Directed by Mick Jackson.
Starring Karen Meagher, Reece Dinsdale, and David Brierly.
Sheffield, England in the 1980s. Several people try to survive post-nuclear devastation, suffering from the effects of nuclear war between Russia and the United States.
While the world isn’t exactly the same as it was back when this film was produced, the timely nature of this release of a remastered version of Threads should not be lost on a country that can look out the window and see grey skies, frozen fields and shivering people walking the streets. An over exaggeration in order to compare today to the days of the Cold War? Most certainly. But a sheet of ice on grey pavement would be a fitting metaphor for Threads, a movie that revels in its simplicity.
Various individuals from Sheffield (though they could be from anywhere in Great Britain) are shown, setting these people up for, if it weren’t seemingly for the flip of a coin, what could very well have been reality. That reality is nuclear devastation. Several nuclear bombs are detonated on and around Great Britain, laying waste to infrastructure, homes and lives.

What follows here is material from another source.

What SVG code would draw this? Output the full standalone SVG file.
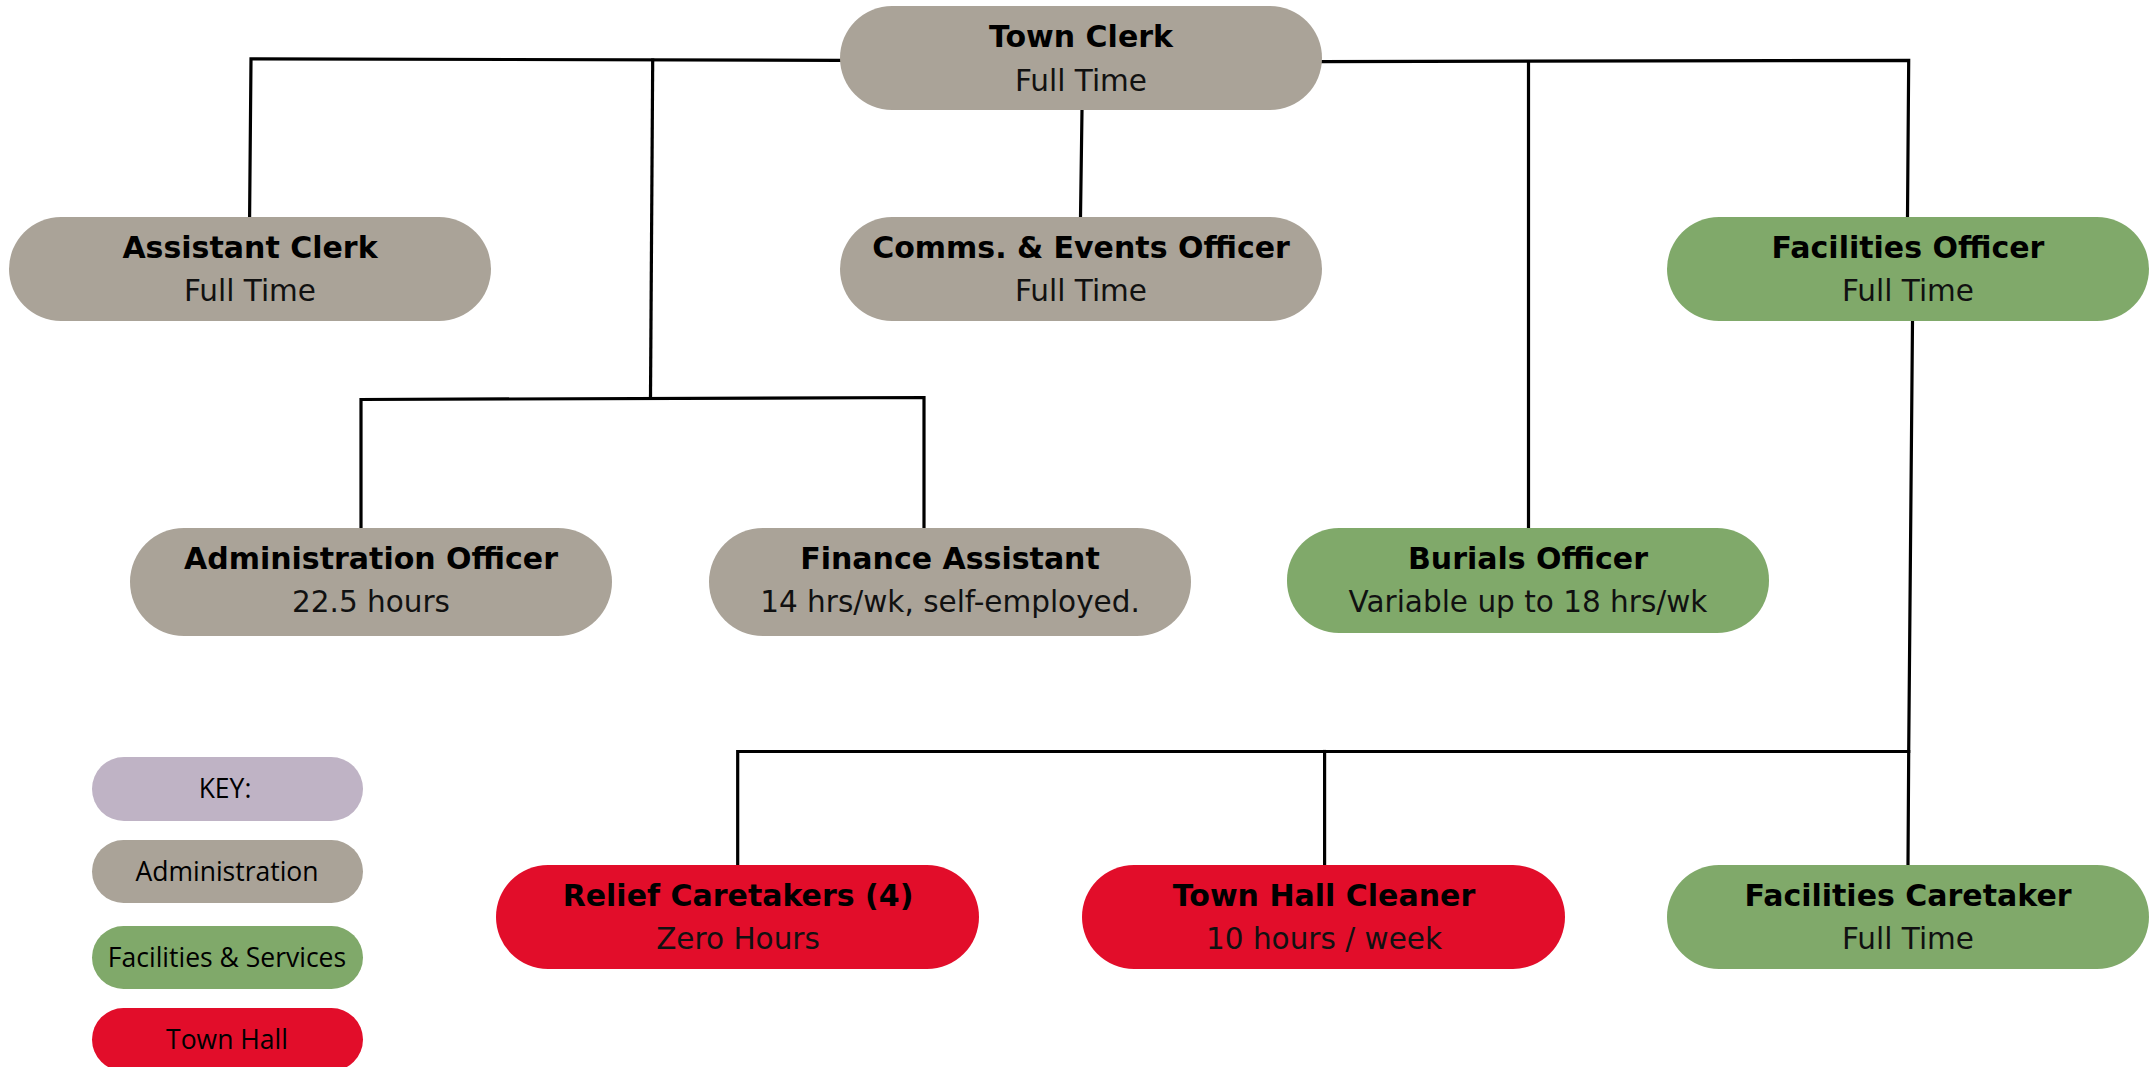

A low budget release compared to other media that have dealt with similar scenarios, Threads’ strengths come not in what could be perceived as overproduction or even what is standard nowadays. This isn’t The Road or Call of Duty: Modern Warfare. Threads is more akin to a documentary, with a narrator and information displayed on a screen lending a helping hand to the realism on display.
The film does have limitations when compared to what is shown onscreen by other movies. Movies that could use CGI to show the destruction of a city. Threads doesn’t need that, instead trading in high production values for a plainness of delivery; a sense that it is telling you what will happen without dressing it up and presenting it all with a sheen. For example, the juxtaposition of the quiet home life of various characters and the brash noise of text being typed onscreen is a nice little touch to add to the tension, a tension that can be felt because the viewer is the only one who knows what’s coming. The feeling that a government is doing its best to produce some best laid plans but is still cobbling things together. This is conveyed with the simple visual of the official war book (a book of procedures in case of nuclear war or similar) having handwritten amendments on the front page.

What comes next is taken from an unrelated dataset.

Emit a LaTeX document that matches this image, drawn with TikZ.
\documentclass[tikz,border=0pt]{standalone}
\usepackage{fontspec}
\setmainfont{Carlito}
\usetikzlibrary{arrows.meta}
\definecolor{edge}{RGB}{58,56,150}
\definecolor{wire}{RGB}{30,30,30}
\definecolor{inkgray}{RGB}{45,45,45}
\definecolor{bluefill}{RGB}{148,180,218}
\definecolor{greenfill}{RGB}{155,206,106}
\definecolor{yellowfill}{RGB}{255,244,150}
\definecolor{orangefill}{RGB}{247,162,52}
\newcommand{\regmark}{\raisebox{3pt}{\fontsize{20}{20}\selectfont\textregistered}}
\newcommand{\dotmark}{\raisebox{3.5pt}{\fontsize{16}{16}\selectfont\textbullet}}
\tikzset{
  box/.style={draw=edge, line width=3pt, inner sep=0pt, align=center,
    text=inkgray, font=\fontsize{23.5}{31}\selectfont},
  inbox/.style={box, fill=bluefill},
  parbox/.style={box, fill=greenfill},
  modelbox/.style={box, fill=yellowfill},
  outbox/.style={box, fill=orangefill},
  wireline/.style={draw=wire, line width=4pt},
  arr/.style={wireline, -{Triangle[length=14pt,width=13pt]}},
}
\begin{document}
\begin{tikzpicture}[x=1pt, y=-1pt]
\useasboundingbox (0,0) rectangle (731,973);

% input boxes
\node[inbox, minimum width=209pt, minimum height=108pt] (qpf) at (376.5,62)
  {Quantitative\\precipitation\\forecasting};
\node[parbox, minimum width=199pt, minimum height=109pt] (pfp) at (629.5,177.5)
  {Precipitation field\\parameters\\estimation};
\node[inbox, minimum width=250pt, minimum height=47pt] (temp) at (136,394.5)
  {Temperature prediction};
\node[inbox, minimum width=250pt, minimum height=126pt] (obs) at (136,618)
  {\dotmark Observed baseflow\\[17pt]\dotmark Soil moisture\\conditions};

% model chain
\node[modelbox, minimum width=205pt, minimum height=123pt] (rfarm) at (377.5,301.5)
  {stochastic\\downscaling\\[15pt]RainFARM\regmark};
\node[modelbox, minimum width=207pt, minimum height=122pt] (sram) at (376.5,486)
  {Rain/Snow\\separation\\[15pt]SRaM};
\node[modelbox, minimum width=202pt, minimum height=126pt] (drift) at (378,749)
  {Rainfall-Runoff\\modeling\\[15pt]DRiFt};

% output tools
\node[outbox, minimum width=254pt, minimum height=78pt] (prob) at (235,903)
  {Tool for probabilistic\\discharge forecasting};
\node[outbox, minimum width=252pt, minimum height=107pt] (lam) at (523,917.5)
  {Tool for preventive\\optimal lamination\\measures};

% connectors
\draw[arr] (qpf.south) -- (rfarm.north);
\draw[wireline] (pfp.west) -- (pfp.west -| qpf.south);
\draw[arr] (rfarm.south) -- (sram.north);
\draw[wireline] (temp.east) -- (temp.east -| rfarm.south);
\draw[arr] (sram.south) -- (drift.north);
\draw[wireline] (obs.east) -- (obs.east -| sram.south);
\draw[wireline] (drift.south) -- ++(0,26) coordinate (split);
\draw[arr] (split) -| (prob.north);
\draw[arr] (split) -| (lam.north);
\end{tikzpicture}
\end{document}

In a way, the movie is terrifying in that these people have no control over their lives and, like in most peoples’ cases, have no control over when their lives will come to an end. The horrors of such a situation are dealt with plainly and matter-of-factly. For those expecting something else, these main characters are protagonists, but they are not heroes. No one is going to save the day at the last minute. No one is going to push that little bit harder to save lives and ‘win’. No one wins. People are lost track of. Others perish, unable to escape. Some are separated from loved ones, dying in the place they happened to be when the bombs dropped, alone. This slow, remorseless path is exemplified by the steady transitioning of what’s on television, from news reports of troubles in a faraway land all the way to a public service message on what to do with a dead body in your house.
There are certain shortcomings. Some might not connect with a movie that sometimes cuts away to photographs of destroyed buildings instead of staying with the moving image. Questions about character motivation appear when soldiers disconnect from the plight of the public startlingly quickly. The amount of foreshadowing in the first fifteen or so minutes is also a little on-the-nose.
However, startling images (charred corpses, dead children cradled or simply left in the street and a particularly jarring final shot) give the impression Threads doesn’t want to coddle the viewer. Instead it wants to soberly present what would happen if those in power picked the wrong choice. Those images and the plight of characters simply trying to survive are what stick in the mind. It’s a tough slog of a movie, one where a deep sigh and a pick-me-up might be necessary afterward. It depicts an unforgiving world. A pervasion of unrelenting darkness.